Will Ricky Bobby be able to bounce back and become a champion again?

Talladega Nights:The Ballad of Ricky Bobby is a funny movie, but doesn’t quite live up to its potential. Co-writer/director Adam McKay and Ferrell (who gets a writing credit for the movie) seem to have 3 hilarious ideas for the plot, but don’t quite flesh out each one. We have the battle between Jean Girard and Ricky Bobby, which could have been handled as a spoof of the Rocky movies or any other film where the underdog has to work hard to defeat his insurmountable foe (complete with a silly montage). Then, we see Ricky Bobby’s relationship with his absentee father, Reese Bobby (Gary Cole), which has some of the funniest scenes and gives Cole the kind of lines that have you rolling in the aisles. Finally, we see the Cain and Abel relationship between Ricky Bobby and Cal, who might like to get out from under Ricky Bobby’s shadow one day to win a race, which needed the most background and development to pay off. Each one has funny moments, especially the hilarious scenes of Reese Bobby training Ricky Bobby for his big comeback, but I think there’s more to all of it, and one of these plots needed to emerge as the main story with more jokes, more scenes and more laughs.

Also, how about some more NASCAR jokes? I know the studio, Columbia, and Ferrell might be afraid of alienating the people most likely to go see Talladega Nights:The Ballad of Ricky Bobby (NASCAR fans), but, if done with love, a lampooning of the sport, especially parts fans know can be the fodder for hilarity, would be just perfect. They touch on some of it, like the in-your-face sponsorships, but some jokes about interactions between the racers, more jokes about the pit crews and some commentary about “rubbin’ is racin’” would make Talladega Nights:The Ballad of Ricky Bobby complete.
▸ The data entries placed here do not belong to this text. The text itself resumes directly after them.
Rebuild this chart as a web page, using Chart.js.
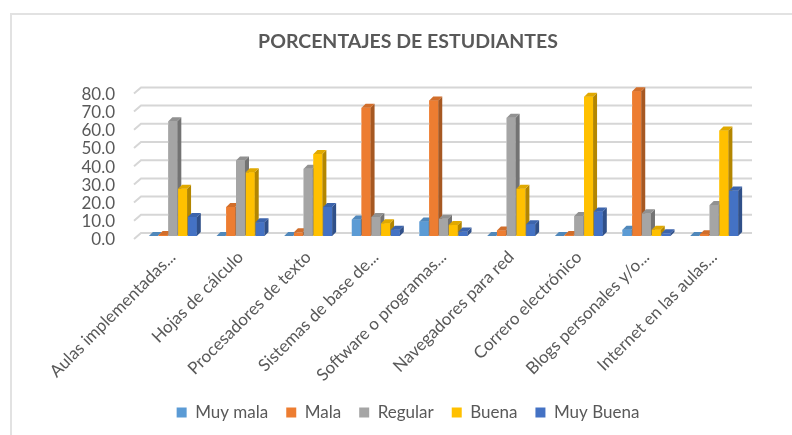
<!DOCTYPE html>
<html>
<head>
<meta charset="utf-8">
<script src="https://cdn.jsdelivr.net/npm/chart.js@4"></script>
<style>
  html, body { margin: 0; padding: 0; background: #fff; }
  #wrap { position: relative; width: 792px; height: 435px; overflow: hidden; }
  #frame { position: absolute; left: 10px; top: 13px; right: -5px; bottom: -5px;
           border-top: 2px solid #e2e2e2; border-left: 2px solid #e2e2e2; }
  canvas { position: absolute; left: 0; top: 0; }
</style>
</head>
<body>
<div id="wrap">
  <div id="frame"></div>
  <canvas id="chart" width="792" height="435"></canvas>
</div>
<script>
// categories and series (percent of students)
const categories = [
    "Aulas implementadas...",
    "Hojas de cálculo",
    "Procesadores de texto",
    "Sistemas de base de...",
    "Software o programas...",
    "Navegadores para red",
    "Correro electrónico",
    "Blogs personales y/o...",
    "Internet en las aulas..."
];
const muyMala   = [0.0, 0.0, 0.0, 9.0, 8.0, 0.0, 0.0, 3.5, 0.0];
const mala      = [0.5, 16.0, 2.0, 70.5, 74.5, 3.0, 0.5, 79.5, 1.0];
const regular   = [63.0, 41.5, 37.0, 10.5, 9.5, 65.0, 11.0, 12.5, 17.0];
const buena     = [26.0, 35.0, 45.0, 7.0, 6.0, 26.0, 76.5, 3.5, 58.0];
const muyBuena  = [10.5, 7.5, 16.0, 3.5, 2.5, 6.5, 13.5, 1.5, 25.0];
const yTicks    = [0, 10, 20, 30, 40, 50, 60, 70, 80];

const FONT = "Lato, 'Open Sans', sans-serif";
const DEPTH = 4;

function shade(hex, f) {
    const n = parseInt(hex.slice(1), 16);
    let r = (n >> 16) & 255, g = (n >> 8) & 255, b = n & 255;
    if (f < 0) { r *= 1 + f; g *= 1 + f; b *= 1 + f; }
    else { r += (255 - r) * f; g += (255 - g) * f; b += (255 - b) * f; }
    return `rgb(${Math.round(r)},${Math.round(g)},${Math.round(b)})`;
}

// Excel-like 3D look: wall gridlines first, then columns with side + top faces
const bars3d = {
    id: "bars3d",
    afterDatasetsDraw(chart) {
        const { ctx, chartArea } = chart;
        const ys = chart.scales.y;
        ctx.save();

        // wall gridlines, a bit up and right of the front plane
        ctx.strokeStyle = "#d6d6d6";
        ctx.lineWidth = 2;
        yTicks.forEach(v => {
            const y = ys.getPixelForValue(v);
            ctx.beginPath();
            ctx.moveTo(chartArea.left - 5, y + 3);
            ctx.lineTo(chartArea.left + 2, y - 3);
            ctx.lineTo(chartArea.right + 4, y - 3);
            ctx.stroke();
        });

        const metas = chart.data.datasets.map((d, i) => chart.getDatasetMeta(i));
        categories.forEach((c, j) => {
            metas.forEach((meta, i) => {
                const el = meta.data[j];
                const col = chart.data.datasets[i].backgroundColor;
                const l = el.x - el.width / 2, r = el.x + el.width / 2;
                const top = el.y, base = el.base;
                ctx.fillStyle = col;
                ctx.fillRect(l, top, r - l, base - top);
                ctx.fillStyle = shade(col, -0.3);
                ctx.beginPath();
                ctx.moveTo(r, top); ctx.lineTo(r + DEPTH, top - DEPTH);
                ctx.lineTo(r + DEPTH, base - DEPTH); ctx.lineTo(r, base);
                ctx.closePath(); ctx.fill();
                ctx.fillStyle = shade(col, -0.12);
                ctx.beginPath();
                ctx.moveTo(l, top); ctx.lineTo(l + DEPTH, top - DEPTH);
                ctx.lineTo(r + DEPTH, top - DEPTH); ctx.lineTo(r, top);
                ctx.closePath(); ctx.fill();
            });
        });
        ctx.restore();
    }
};

const series = [
    { label: "Muy mala", data: muyMala, color: "#5B9BD5" },
    { label: "Mala", data: mala, color: "#ED7D31" },
    { label: "Regular", data: regular, color: "#A5A5A5" },
    { label: "Buena", data: buena, color: "#FFC000" },
    { label: "Muy Buena", data: muyBuena, color: "#4472C4" }
];

new Chart(document.getElementById("chart"), {
    type: "bar",
    data: {
        labels: categories,
        datasets: series.map(s => ({
            label: s.label,
            data: s.data,
            backgroundColor: s.color,
            borderWidth: 0,
            categoryPercentage: 0.72,
            barPercentage: 0.92
        }))
    },
    options: {
        responsive: false,
        animation: false,
        layout: { padding: { left: 68, right: 44, top: 6, bottom: 4 } },
        scales: {
            y: {
                min: 0,
                max: 80,
                afterBuildTicks: s => { s.ticks = yTicks.map(v => ({ value: v })); },
                afterFit: s => { s.width = 71; },
                grid: { display: false },
                border: { display: false },
                ticks: {
                    color: "#595959",
                    padding: 16,
                    autoSkip: false,
                    labelOffset: 4,
                    font: { family: FONT, size: 17 },
                    callback: v => v.toFixed(1)
                }
            },
            x: {
                afterFit: s => { s.height = 150; },
                grid: { display: false },
                border: { display: false },
                ticks: {
                    color: "#595959",
                    padding: 3,
                    maxRotation: 45,
                    minRotation: 45,
                    autoSkip: false,
                    font: { family: FONT, size: 17 }
                }
            }
        },
        plugins: {
            title: {
                display: true,
                text: "PORCENTAJES DE ESTUDIANTES",
                color: "#595959",
                font: { family: FONT, size: 19.5, weight: "bold" },
                padding: { top: 24, bottom: 37 }
            },
            legend: {
                position: "bottom",
                labels: {
                    color: "#595959",
                    boxWidth: 10,
                    boxHeight: 10,
                    padding: 18,
                    font: { family: FONT, size: 17 }
                }
            },
            tooltip: { enabled: false }
        }
    },
    plugins: [bars3d]
});
</script>
</body>
</html>
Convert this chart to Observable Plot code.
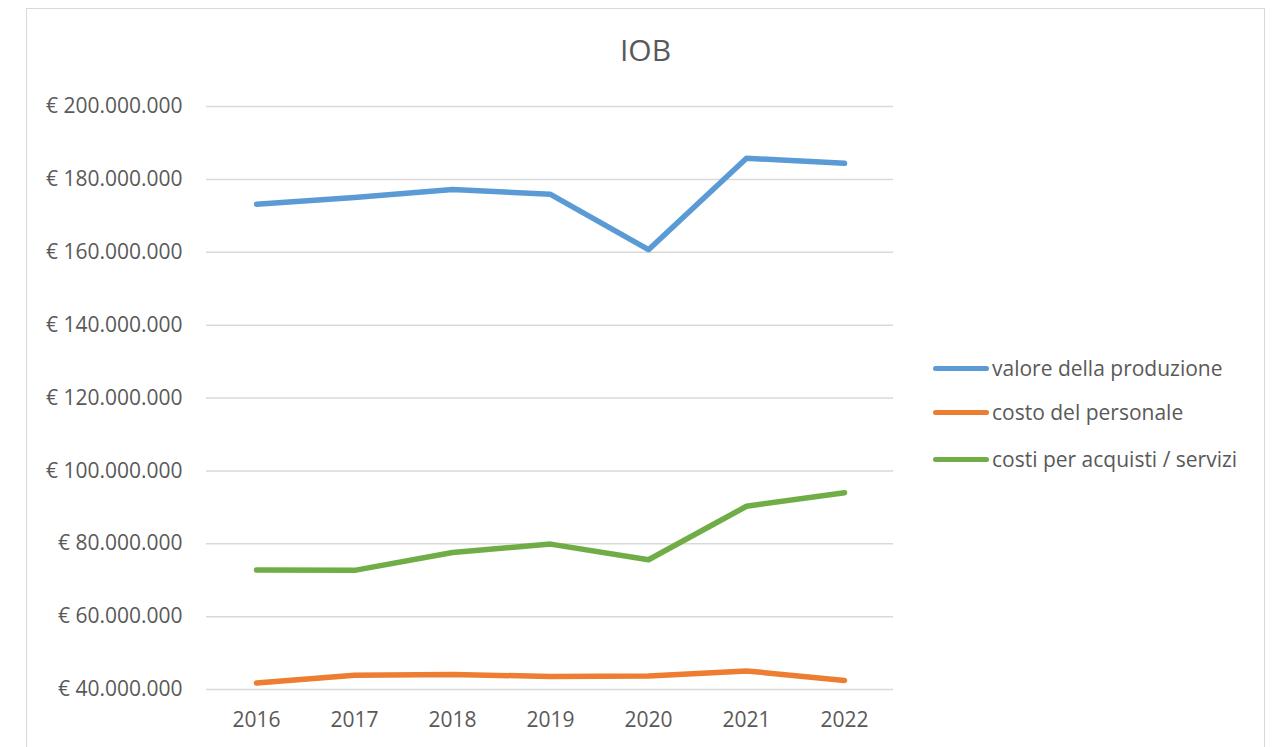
<!DOCTYPE html>
<html><head><meta charset="utf-8">
<script src="https://cdn.jsdelivr.net/npm/d3@7"></script>
<script src="https://cdn.jsdelivr.net/npm/@observablehq/plot@0.6"></script>
<style>
body{margin:0;background:#fff;}
#wrap{position:relative;width:1281px;height:747px;overflow:hidden;font-family:"Open Sans",sans-serif;color:#595959;background:#fff;}
#frame{position:absolute;left:26px;top:8px;width:1239px;height:800px;border:1.5px solid #d9d9d9;box-sizing:border-box;pointer-events:none;}
#title{position:absolute;left:0;width:1291px;top:30px;text-align:center;font-size:30px;line-height:40px;}
#chart{position:absolute;left:0;top:0;}
.leg{position:absolute;left:933px;height:24px;display:flex;align-items:center;font-size:21px;white-space:nowrap;}
.leg .sw{width:56px;height:5px;border-radius:3px;margin-right:3px;}
</style>
</head><body>
<div id="wrap">
  <div id="chart"></div>
  <div id="title">IOB</div>
  <div id="legend"></div>
  <div id="frame"></div>
</div>
<script>
const years = [2016, 2017, 2018, 2019, 2020, 2021, 2022];
const seriesNames = ["valore della produzione", "costo del personale", "costi per acquisti / servizi"];
const seriesColors = ["#5B9BD5", "#ED7D31", "#70AD47"];
const valoreProduzione = [173200000, 175000000, 177200000, 175900000, 160700000, 185800000, 184400000];
const costoPersonale = [41800000, 43900000, 44100000, 43600000, 43700000, 45100000, 42500000];
const costiAcquistiServizi = [72800000, 72700000, 77600000, 79900000, 75600000, 90300000, 94000000];
const yTicks = [40000000, 60000000, 80000000, 100000000, 120000000, 140000000, 160000000, 180000000, 200000000];

const seriesValues = [valoreProduzione, costoPersonale, costiAcquistiServizi];
const data = [];
seriesNames.forEach((name, i) => {
  years.forEach((yr, j) => data.push({series: name, year: yr, value: seriesValues[i][j]}));
});

const locale = d3.formatLocale({decimal: ",", thousands: ".", grouping: [3], currency: ["€ ", ""]});
const fmt = locale.format("$,.0f");

const chart = Plot.plot({
  width: 1281,
  height: 747,
  marginLeft: 206,
  marginRight: 388,
  marginTop: 106,
  marginBottom: 58,
  style: {fontFamily: "'Open Sans', sans-serif", fontSize: "21px", color: "#595959", background: "transparent"},
  x: {type: "point", domain: years, padding: 0.5},
  y: {domain: [40000000, 200000000]},
  color: {domain: seriesNames, range: seriesColors},
  marks: [
    Plot.gridY(yTicks, {stroke: "#d9d9d9", strokeOpacity: 1, strokeWidth: 1.5}),
    Plot.axisY(yTicks, {tickSize: 0, tickPadding: 24, tickFormat: fmt, label: null, fontSize: 21}),
    Plot.axisX(years, {tickSize: 0, tickPadding: 23, tickFormat: d => String(d), label: null, fontSize: 21}),
    Plot.line(data, {x: "year", y: "value", z: "series", stroke: "series", strokeWidth: 5.5, strokeLinecap: "round", strokeLinejoin: "round"})
  ]
});
document.getElementById("chart").appendChild(chart);

const legendY = [368, 412, 459];
const legend = document.getElementById("legend");
seriesNames.forEach((name, i) => {
  const item = document.createElement("div");
  item.className = "leg";
  item.style.top = (legendY[i] - 12) + "px";
  const sw = document.createElement("div");
  sw.className = "sw";
  sw.style.background = seriesColors[i];
  const tx = document.createElement("span");
  tx.textContent = name;
  item.appendChild(sw);
  item.appendChild(tx);
  legend.appendChild(item);
});
</script>
</body></html>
Ferrell does his best to create a funny, wild character in Ricky Bobby, but he needs more dialogue and less whooping and hollering. He finds moments to entertain us, but it’s as if he passed all of the best material to his co-stars, and it shows as they deliver the best lines in the movie. Houston Tumlin and Grayson Russell, who play Ricky Bobby’s sons Walker and Texas Ranger, are fantastic as the most foulmouthed, smart alecky brats you will ever meet, while Cole is perfect as the alcoholic father who brings a zen-like approach to training his son.

Talladega Nights:The Ballad of Ricky Bobby is funny, and well worth going to see, but it could have been so much more with a little more work and imagination. Also, the movie gets an addition ½ Waffle for a fantastic Elvis Costello cameo.